高山村のワイン用のブドウ畑で、今年最後の夕暮れを迎えました。
美味しいブドウを実らせるために、きれいに剪定されたブドウ。
「来年、おいしいブドウを実らせてね!」と語り掛けたくなる気持ちになりました。
美しい夕暮れをみていたら、先日読んだ本のことが頭に浮かんできました。
山口周さんの「世界のエリートはなぜ美意識を鍛えるのか?」の本です。
私たちがこれから直面することになる状況の多くは、過去の問題解決において有効だった手段が必ずしも使えない状況、パターン認識力の高さが、そのまま問題解決の能力に繫がらない、むしろ状況を見誤らせることになる状況です。このような状況において、まず必要なのは、何が起きているのかを虚心坦懐に「見る」ということでしょう。
おとといのブログでも書いた世界的数学者の岡潔氏の「春宵十話」では、山口周氏の言うところの“虚心坦懐に「見る」”と同じようなことが書かれていました。
絵の構図に1週間、描き上げるのにたったの3時間半という画家を例に、構図に使った智は無差別智、描き上げる間に働いていた智力は分別智であり、数学でもこれくらいの比率になるのかと思ったと言っています。芸術と数学は非常に良く似ていて、垢のない真智こそが大切だと言うのです。
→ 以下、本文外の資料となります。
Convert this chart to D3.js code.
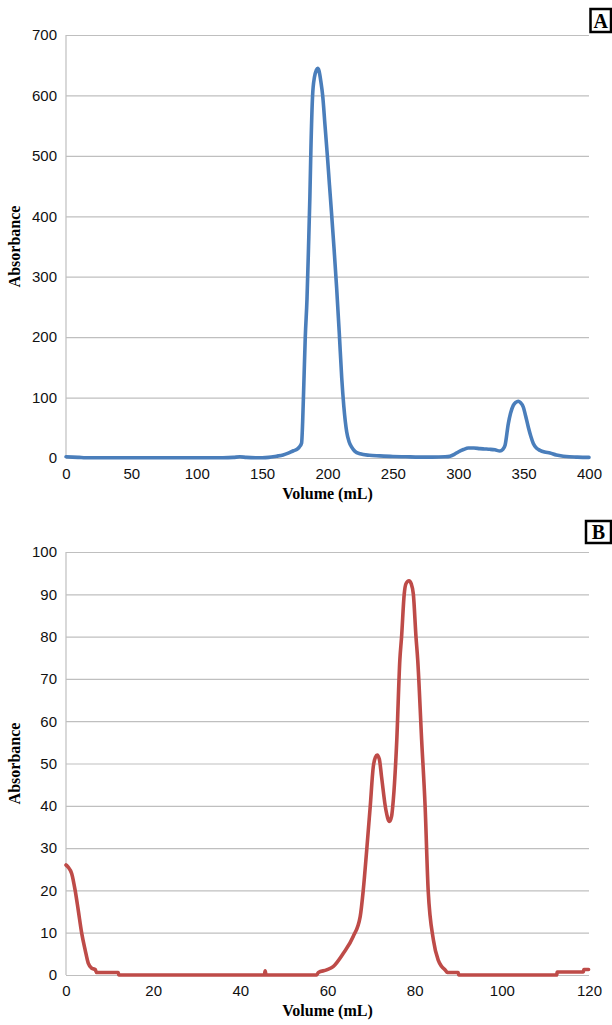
<!DOCTYPE html>
<html>
<head>
<meta charset="utf-8">
<script src="https://cdn.jsdelivr.net/npm/d3@7"></script>
<style>
  html, body { margin: 0; padding: 0; background: #fff; }
  svg { display: block; }
  .tick text { font-family: "Liberation Sans", Arial, sans-serif; font-size: 15px; fill: #111; }
  .title { font-family: "Liberation Serif", "Times New Roman", serif; font-weight: bold; font-size: 16px; fill: #000; }
  .panel-label { font-family: "Liberation Serif", "Times New Roman", serif; font-weight: bold; font-size: 20px; fill: #000; }
</style>
</head>
<body>
<div id="chart"></div>
<script>
// Panel A - elution profile (Volume in mL vs Absorbance)
const volA = [0, 5, 10, 15, 20, 40, 60, 80, 100, 120, 128, 133, 138, 145, 150, 155, 161, 166, 170, 174, 176.4, 178.4, 180.2,
  181, 182, 183, 184.3, 185.5, 186.5, 187.3, 188.6, 190, 191.5, 192.5, 193.5, 195, 196.3, 198, 199.9, 201.5, 203.2, 205, 207,
  209, 210.9, 212.5, 214.7, 216.5, 218.5, 221, 225, 232, 240, 250, 260, 270, 280, 290, 293.7, 297, 300, 304, 307.7, 312,
  316.6, 320, 324.3, 328, 331.9, 334, 335.8, 338.3, 340, 342.1, 344, 345.9, 347.5, 349.8, 351.5, 353.6, 355.5, 357.4, 360,
  362.5, 366, 370.2, 375, 380.4, 385, 390, 398, 400];
const absA = [2, 1.5, 1, 0.5, 0.5, 0.5, 0.5, 0.5, 0.5, 0.5, 1, 2, 1, 0.5, 0.5, 1, 3, 5, 8, 12, 14, 18, 25,
  60, 130, 200, 262, 350, 430, 510, 600, 630, 642, 645, 641, 622, 600, 553, 500, 452, 402, 347, 281,
  207, 132, 85, 43, 27, 18, 11, 7, 4.5, 3.5, 2.5, 2, 1.5, 1.5, 2, 3, 6, 10, 14, 16.5, 16.5,
  15.5, 15, 14.4, 13.5, 11.6, 14, 21, 57, 74, 87, 92, 94, 92, 84, 70, 51, 36, 24, 16,
  12.7, 10, 8.3, 5, 3, 2, 1.5, 1, 1];
const ticksYA = [0, 100, 200, 300, 400, 500, 600, 700];
const ticksXA = [0, 50, 100, 150, 200, 250, 300, 350, 400];

// Panel B
const volB = [0, 0.5, 1.3, 2.1, 2.8, 3.6, 4.4, 5.1, 5.9, 6.7, 7.0, 12, 12.1, 45.5, 45.7, 45.9, 57.5, 57.9, 59.8, 61.3,
  63.6, 65.9, 67.5, 68.2, 69, 69.8, 70.5, 71, 71.4, 71.9, 72.4, 73.4, 74.2, 74.7, 75.1, 75.9, 76.6, 77, 77.6, 78, 78.7,
  79.2, 79.7, 80.3, 80.7, 81.6, 82.4, 83.1, 84.3, 85.4, 86.2, 87, 87.5, 90, 90.1, 112.6, 112.7, 118.7, 118.8, 119.9];
const absB = [26, 25.5, 24, 20, 15.4, 9.9, 5.9, 2.8, 1.6, 1.3, 0.6, 0.6, 0, 0, 1, 0, 0, 0.6, 1.2, 2,
  5.1, 9.1, 13.8, 20, 29.6, 39.8, 49.2, 51.5, 52, 51, 46.9, 39, 36.3, 37.5, 41.4, 55.6, 74.5, 80, 90, 92.5, 93.2,
  92.5, 90, 80, 74.5, 55.6, 39.8, 20, 8.3, 3.5, 2, 1.2, 0.6, 0.6, 0, 0, 0.7, 0.7, 1.3, 1.3];
const ticksYB = [0, 10, 20, 30, 40, 50, 60, 70, 80, 90, 100];
const ticksXB = [0, 20, 40, 60, 80, 100, 120];

const W = 612, H = 1025;
const svg = d3.select('#chart').append('svg')
  .attr('width', W)
  .attr('height', H);

function drawPanel(cfg) {
  const x = d3.scaleLinear()
    .domain([0, d3.max(cfg.ticksX)])
    .range([cfg.left, cfg.right]);
  const y = d3.scaleLinear()
    .domain([0, d3.max(cfg.ticksY)])
    .range([cfg.bottom, cfg.top]);

  const g = svg.append('g');

  // gridlines + y tick labels
  const yAxis = g.append('g')
    .attr('transform', 'translate(' + cfg.left + ',0)')
    .call(d3.axisLeft(y).tickValues(cfg.ticksY).tickSize(-(cfg.right - cfg.left)).tickPadding(9).tickFormat(d3.format('d')));
  yAxis.select('.domain').remove();
  yAxis.selectAll('.tick line').attr('stroke', '#bfbfbf').attr('stroke-width', 1.2);

  // left axis line
  g.append('line')
    .attr('x1', cfg.left).attr('x2', cfg.left)
    .attr('y1', cfg.top).attr('y2', cfg.bottom)
    .attr('stroke', '#bfbfbf').attr('stroke-width', 1.2);

  // x tick labels
  const xAxis = g.append('g')
    .attr('transform', 'translate(0,' + cfg.bottom + ')')
    .call(d3.axisBottom(x).tickValues(cfg.ticksX).tickSize(0).tickPadding(10).tickFormat(d3.format('d')));
  xAxis.select('.domain').remove();

  // data line
  const line = d3.line()
    .x((d, i) => x(cfg.vol[i]))
    .y(d => y(d))
    .curve(d3.curveMonotoneX);
  g.append('path')
    .datum(cfg.abs)
    .attr('fill', 'none')
    .attr('stroke', cfg.color)
    .attr('stroke-width', 3.6)
    .attr('stroke-linejoin', 'round')
    .attr('stroke-linecap', 'round')
    .attr('d', line);

  // axis titles
  g.append('text')
    .attr('class', 'title')
    .attr('x', (cfg.left + cfg.right) / 2)
    .attr('y', cfg.bottom + 41)
    .attr('text-anchor', 'middle')
    .text('Volume (mL)');
  g.append('text')
    .attr('class', 'title')
    .attr('transform', 'translate(20,' + ((cfg.top + cfg.bottom) / 2) + ') rotate(-90)')
    .attr('text-anchor', 'middle')
    .text('Absorbance');

  // panel letter in a box
  const b = cfg.box;
  g.append('rect')
    .attr('x', b[0]).attr('y', b[1]).attr('width', b[2]).attr('height', b[3])
    .attr('fill', '#fff').attr('stroke', '#000').attr('stroke-width', 2.5);
  g.append('text')
    .attr('class', 'panel-label')
    .attr('x', b[0] + b[2] / 2)
    .attr('y', b[1] + b[3] / 2 + 7)
    .attr('text-anchor', 'middle')
    .text(cfg.label);
}

drawPanel({
  vol: volA, abs: absA, ticksX: ticksXA, ticksY: ticksYA,
  left: 66, right: 589, top: 35, bottom: 458,
  color: '#4a7ebb', label: 'A', box: [590.5, 9, 20.5, 23]
});

drawPanel({
  vol: volB, abs: absB, ticksX: ticksXB, ticksY: ticksYB,
  left: 66, right: 589, top: 552, bottom: 975,
  color: '#be4b48', label: 'B', box: [586, 521, 25, 22]
});
</script>
</body>
</html>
智力に二種類の垢がまつわりついている。外側のものを邪智、または世間智、内側のものを妄智、または分別智といい、これに対して智自身を真智という。
2018年が終わろうとしています。
新しい時代は、今すでにそうであるように、「常識」が目まぐるしいスピードで変わっていくでしょう。
「美しいものを虚心坦懐に見る」、「真智」を求める自分でありたいなあと、美しいブドウ畑を見ながら感じました。